Поэтому сотрудники НИИЭГ Г.А. Радовицкий и Н.Ф. Копылов пошли самостоятельным путем в научных изысканиях по получению стрептомицина. Ими в течение 1946—1947 гг. впервые в СССР был разработан способ массового производства стрептомицина из своего штамма и на оригинальных дешевых отечественных средах как при поверхностном, так и при глубинном способе культивирования грибка.
Стрептомицин НИИЭГ представлял собой очищенный порошкообразный препарат, запаянный в ампулы емкостью 25 см3, в которых создан глубокий вакуум. Исследователями была изучена его фармакодинамика и даже разработана его пролонгированная форма (в виде водно-масляной эмульсии), при внутримышечном введении которой, стрептомицин задерживался в организме до 14–18 часов.

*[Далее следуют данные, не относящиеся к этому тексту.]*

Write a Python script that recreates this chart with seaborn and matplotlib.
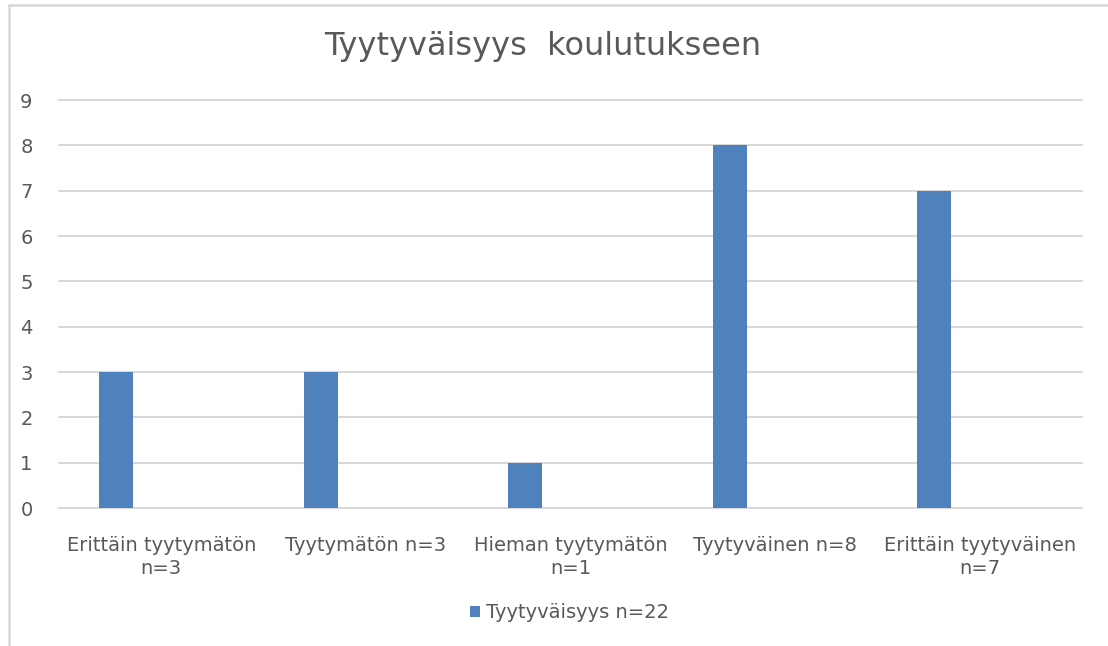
import matplotlib

matplotlib.use("Agg")
import matplotlib.pyplot as plt
import numpy as np
import pandas as pd
import seaborn as sns
from matplotlib.lines import Line2D

# ──── DATA ────────────────────────────────────────────────────────────────────

categories = [
    "Erittäin tyytymätön\nn=3",
    "Tyytymätön n=3",
    "Hieman tyytymätön\nn=1",
    "Tyytyväinen n=8",
    "Erittäin tyytyväinen\nn=7",
]
counts = [3, 3, 1, 8, 7]
series_name = "Tyytyväisyys n=22"
# Excel chart had an empty second series, which pushes the bars to the left
empty_series = [np.nan] * len(categories)
y_ticks = list(range(0, 10))
title = "Tyytyväisyys  koulutukseen"

df = pd.DataFrame(
    {
        "kategoria": categories * 2,
        "maara": counts + empty_series,
        "sarja": [series_name] * len(categories) + [" "] * len(categories),
    }
)

# ──── STYLE ───────────────────────────────────────────────────────────────────

bar_color = "#4F81BD"
text_color = "#595959"
grid_color = "#D9D9D9"

sns.set_theme(style="white")
plt.rcParams["font.family"] = ["DejaVu Sans"]

fig = plt.figure(figsize=(11.08, 6.46), dpi=100)
ax = fig.add_axes([59 / 1108, 1 - 508 / 646, (1082 - 59) / 1108, (508 - 100) / 646])

sns.barplot(
    data=df,
    x="kategoria",
    y="maara",
    hue="sarja",
    hue_order=[series_name, " "],
    order=categories,
    palette=[bar_color, bar_color],
    saturation=1,
    width=0.886,
    gap=0.625,
    linewidth=0,
    errorbar=None,
    ax=ax,
)

ax.set_ylim(0, 9)
ax.set_yticks(y_ticks)
ax.set_xlim(-0.5, len(categories) - 0.5)
ax.set_xlabel("")
ax.set_ylabel("")
for side in ["top", "right", "left", "bottom"]:
    ax.spines[side].set_visible(False)
ax.yaxis.grid(True, color=grid_color, linewidth=1.5)
for gl in ax.get_ygridlines():
    gl.set_clip_on(False)
ax.set_axisbelow(True)
ax.tick_params(axis="both", length=0, colors=text_color, labelsize=14)
ax.tick_params(axis="y", pad=19)
ax.tick_params(axis="x", pad=20)
for lbl in ax.get_xticklabels():
    lbl.set_linespacing(1.25)

handles, labels = ax.get_legend_handles_labels()
if ax.get_legend() is not None:
    ax.get_legend().remove()
fig.legend(
    handles[:1],
    [series_name],
    loc="center",
    bbox_to_anchor=(0.514, 1 - 613 / 646),
    frameon=False,
    fontsize=14,
    labelcolor=text_color,
    handlelength=0.55,
    handleheight=0.55,
    handletextpad=0.3,
)

fig.suptitle(title, x=0.49, y=1 - 46 / 646, va="center", fontsize=23, color=text_color)

# light frame of the chart area, as in the screenshot
fig.add_artist(Line2D([8.5 / 1108, 8.5 / 1108], [0, 1 - 5 / 646], color=grid_color, linewidth=1.8))
fig.add_artist(Line2D([8.5 / 1108, 1], [1 - 5 / 646, 1 - 5 / 646], color=grid_color, linewidth=1.8))

fig.savefig("out.png", dpi=100)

После получения в НИИЭГ стрептомицина, и имея лишь одно указание в советской литературе о бактерицидном действии стрептомицина на возбудитель чумы в условия in vitro, Н.И. Николаев и Г.А. Радовиц-кий приступили к изучению его действия при экспериментальной чуме, вызванной подкожным и аэрогенным заражением животных.
Ими обнаружено, что аэрогенно инфицированные морские свинки, вдохнувшие 250–500 клеток вирулентного штамма Y. pestis, минимальная летальная доза (DLM) которого составляет при подкожном заражении всего 6 клеток, остаются в живых, даже если лечение началось через сутки после заражения; и 2/3 из них выживают, если лечение начато уже при развившейся легочной чуме (на 2-е сутки после инфицирования). Нелеченные животные контрольных групп погибали все. Результаты этих и многих других экспериментов, проведенных специалистами НИИЭГ, показали эффективность стрептомицина при лечении экспериментальной чумы.